What you will do ▸ Reproduce all the lines below exactly and omit the images.

• • • • • • •

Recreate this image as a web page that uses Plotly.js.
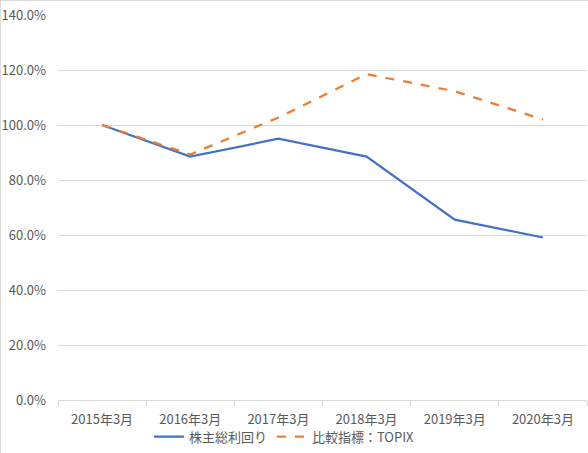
<!DOCTYPE html>
<html><head><meta charset="utf-8">
<script src="https://cdn.plot.ly/plotly-3.0.1.min.js"></script>
<style>html,body{margin:0;padding:0;background:#fff;} #chart{width:588px;height:453px;box-sizing:border-box;border-left:1px solid #d9d9d9;border-top:1px solid #d9d9d9;}</style>
</head><body><div id="chart"></div>
<script>
const categories = ["2015年3月","2016年3月","2017年3月","2018年3月","2019年3月","2020年3月"];
const tsrValues = [100.0, 88.5, 95.0, 88.5, 65.6, 59.1];
const topixValues = [100.0, 89.3, 102.7, 118.5, 112.3, 102.0];
const seriesNames = ["株主総利回り", "比較指標：TOPIX"];
const yTicks = [0,20,40,60,80,100,120,140];

const font = {family: "'Noto Sans CJK JP', 'Noto Sans', sans-serif", size: 13, color: "#595959"};
const traces = [
  {x: categories, y: tsrValues, name: seriesNames[0], type: "scatter", mode: "lines",
   line: {color: "#4472C4", width: 2.25}},
  {x: categories, y: topixValues, name: seriesNames[1], type: "scatter", mode: "lines",
   line: {color: "#ED7D31", width: 2.25, dash: "dash"}}
];
const layout = {
  width: 587, height: 452,
  margin: {l: 57, r: 1, t: 14, b: 51},
  paper_bgcolor: "#fff", plot_bgcolor: "#fff",
  font: font,
  showlegend: true,
  legend: {orientation: "h", x: 0.428, xanchor: "center", y: -0.095, yanchor: "middle",
           bgcolor: "rgba(0,0,0,0)", font: font, itemwidth: 30, tracegroupgap: 0},
  xaxis: {type: "category", range: [-0.5, 5.5], showgrid: false, zeroline: false,
          showline: true, linecolor: "#d9d9d9", linewidth: 1,
          ticks: "outside", tickson: "boundaries", ticklen: 5, tickcolor: "#d9d9d9",
          tickfont: font, ticklabelstandoff: 7, fixedrange: true},
  yaxis: {range: [0, 140], tickvals: yTicks, ticktext: yTicks.map(v => v.toFixed(1) + "%"),
          showgrid: true, gridcolor: "#d9d9d9", gridwidth: 1, zeroline: false,
          showline: false, ticks: "", tickfont: font, ticklabelstandoff: 11, fixedrange: true}
};
Plotly.newPlot("chart", traces, layout, {displayModeBar: false, staticPlot: true});
</script></body></html>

• • • • • • •

Exercise result ▸
Recreate this image as a web page that uses Plotly.js.
<!DOCTYPE html>
<html><head><meta charset="utf-8">
<script src="https://cdn.plot.ly/plotly-3.0.1.min.js"></script>
<style>html,body{margin:0;padding:0;background:#fff;} #chart{width:588px;height:453px;box-sizing:border-box;border-left:1px solid #d9d9d9;border-top:1px solid #d9d9d9;}</style>
</head><body><div id="chart"></div>
<script>
const categories = ["2015年3月","2016年3月","2017年3月","2018年3月","2019年3月","2020年3月"];
const tsrValues = [100.0, 88.5, 95.0, 88.5, 65.6, 59.1];
const topixValues = [100.0, 89.3, 102.7, 118.5, 112.3, 102.0];
const seriesNames = ["株主総利回り", "比較指標：TOPIX"];
const yTicks = [0,20,40,60,80,100,120,140];

const font = {family: "'Noto Sans CJK JP', 'Noto Sans', sans-serif", size: 13, color: "#595959"};
const traces = [
  {x: categories, y: tsrValues, name: seriesNames[0], type: "scatter", mode: "lines",
   line: {color: "#4472C4", width: 2.25}},
  {x: categories, y: topixValues, name: seriesNames[1], type: "scatter", mode: "lines",
   line: {color: "#ED7D31", width: 2.25, dash: "dash"}}
];
const layout = {
  width: 587, height: 452,
  margin: {l: 57, r: 1, t: 14, b: 51},
  paper_bgcolor: "#fff", plot_bgcolor: "#fff",
  font: font,
  showlegend: true,
  legend: {orientation: "h", x: 0.428, xanchor: "center", y: -0.095, yanchor: "middle",
           bgcolor: "rgba(0,0,0,0)", font: font, itemwidth: 30, tracegroupgap: 0},
  xaxis: {type: "category", range: [-0.5, 5.5], showgrid: false, zeroline: false,
          showline: true, linecolor: "#d9d9d9", linewidth: 1,
          ticks: "outside", tickson: "boundaries", ticklen: 5, tickcolor: "#d9d9d9",
          tickfont: font, ticklabelstandoff: 7, fixedrange: true},
  yaxis: {range: [0, 140], tickvals: yTicks, ticktext: yTicks.map(v => v.toFixed(1) + "%"),
          showgrid: true, gridcolor: "#d9d9d9", gridwidth: 1, zeroline: false,
          showline: false, ticks: "", tickfont: font, ticklabelstandoff: 11, fixedrange: true}
};
Plotly.newPlot("chart", traces, layout, {displayModeBar: false, staticPlot: true});
</script></body></html>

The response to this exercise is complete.